Figure 6: Testcase showing the productivity gain delivered by the integration—five micro-architectures explored with only 20-minutes of human activity time and 2 hours of compute time

For this example, the user could explore five micro-architectures with only 20 minutes of human activity time and two hours of compute time. Significantly less than what would be required in a conventional manual flow—such a flow would take weeks and a small team of engineers. These steps are detailed below:

1. Export the MATLAB: After developing and simulating the algorithm in MATLAB, the user exports the design using MATLAB’s HDL Coder. HDL Coder translates the MATLAB code into synthesizable C++. HDL Coder also exports the testbench and metadata. The testbench is composed of stimulus and expected results.

2. Customize the Setup: Stratus HLS’ Behavioral Design Workbench (BDW) import function reads the design, testbench, and metadata and creates a Stratus HLS project. The user configures the Stratus HLS project by specifying the technology library, design constraints, and exploration settings.

3. Exploration: Once configured, Stratus HLS explores the solution space. Exploration is governed by a Stratus HLS Tcl control file that defines how constraints are changed and imposed on the candidate micro-architecture designs.

4. Analysis: In addition to HLS optimization, Stratus HLS launches Cadence’s Genus Synthesis Solution, Xcelium Logic Simulator, and Joules RTL Power Solution to verify functionality and measure power consumption.

Conclusion

In a conventional design flow, getting accurate implementation PPA details during the algorithm development phase can be very challenging, if not impossible, as it requires burdening the implementation team with executing trial implementations.
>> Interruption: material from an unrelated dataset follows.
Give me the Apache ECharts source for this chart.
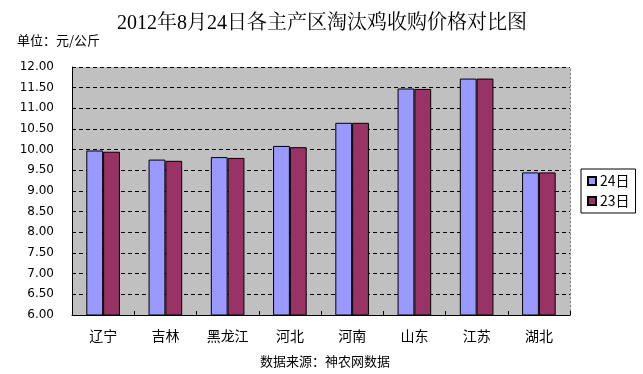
<!DOCTYPE html>
<html><head><meta charset="utf-8">
<script src="https://cdn.jsdelivr.net/npm/echarts@6/dist/echarts.min.js"></script>
<style>html,body{margin:0;padding:0;background:#fff}#c{width:643px;height:374px}</style>
</head><body><div id="c"></div>
<script>
const categories = ['辽宁','吉林','黑龙江','河北','河南','山东','江苏','湖北'];
const series24 = [9.98, 9.76, 9.82, 10.09, 10.65, 11.48, 11.72, 9.45];
const series23 = [9.95, 9.73, 9.80, 10.06, 10.65, 11.47, 11.72, 9.45];
const seriesNames = ['24日','23日'];
const titleText = '2012年8月24日各主产区淘汰鸡收购价格对比图';
const unitText = '单位：元/公斤';
const sourceText = '数据来源：神农网数据';

const chart = echarts.init(document.getElementById('c'));
const sans = '"Noto Sans CJK SC", "DejaVu Sans", sans-serif';
chart.setOption({
  backgroundColor: '#fff',
  animation: false,
  title: [
    {text: titleText, left: 317, top: 9, textAlign: 'center',
     textStyle: {fontFamily: '"Liberation Serif", "Noto Serif CJK SC", "Noto Sans CJK SC", serif', fontSize: 20, fontWeight: 'normal', color: '#000'}},
    {text: unitText, left: 12, top: 29, textStyle: {fontFamily: sans, fontSize: 13, fontWeight: 'normal', color: '#000'}},
    {text: sourceText, left: 320, top: 350, textAlign: 'center', textStyle: {fontFamily: sans, fontSize: 13, fontWeight: 'normal', color: '#000'}}
  ],
  legend: {
    orient: 'vertical', left: 581, top: 169,
    data: seriesNames,
    icon: 'rect',
    itemWidth: 8, itemHeight: 8, itemGap: 6,
    padding: [5, 6, 5, 6],
    borderColor: '#000', borderWidth: 1,
    textStyle: {fontFamily: sans, fontSize: 14, color: '#000', padding: [0,0,0,-1]}
  },
  grid: {left: 72, right: 73, top: 67, bottom: 59, show: true, backgroundColor: '#C0C0C0', borderWidth: 0},
  xAxis: {
    type: 'category', data: categories,
    axisLine: {lineStyle: {color: '#000', width: 1}},
    axisTick: {show: true, inside: true, length: 4, lineStyle: {color: '#000'}},
    axisLabel: {fontFamily: sans, fontSize: 14, color: '#000', margin: 14}
  },
  yAxis: [{
    type: 'value', min: 6, max: 12, interval: 0.5,
    axisLine: {show: true, lineStyle: {color: '#000'}},
    axisTick: {show: false},
    axisLabel: {fontFamily: '"DejaVu Sans", sans-serif', fontSize: 12, color: '#000', margin: 18, formatter: v => v.toFixed(2)},
    splitLine: {show: true, lineStyle: {color: '#000', type: [4, 3], width: 1}}
  }, {
    type: 'value', min: 6, max: 12, interval: 0.5, position: 'right',
    axisLine: {show: true, lineStyle: {color: '#808080', type: [2, 2]}},
    axisTick: {show: false}, axisLabel: {show: false}, splitLine: {show: false}
  }],
  series: [
    {name: seriesNames[0], type: 'bar', data: series24, barGap: '0%', barCategoryGap: '46%',
     itemStyle: {color: '#9999FF', borderColor: '#000', borderWidth: 1}},
    {name: seriesNames[1], type: 'bar', data: series23,
     itemStyle: {color: '#993366', borderColor: '#000', borderWidth: 1}}
  ]
});
</script></body></html>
Due to this steep challenge, algorithm developers use imprecise estimates for PPA prediction. The imprecise estimates used by algorithm developers often result in a failure to meet the PPA goals. The MATLAB integration with Stratus HLS gives algorithm developers rapid access to accurate PPA details, allowing measurement-driven algorithm refinement. The solution minimally disturbs the existing design flow and automates much of the manual process from MATLAB to implementation details. This integration also automates micro-architectural exploration and the production of more optimal RTL, which yields improved PPA and shorter design schedules. Early results suggest that this flow will become the de facto standard method of developing and implementing algorithms targeted for silicon.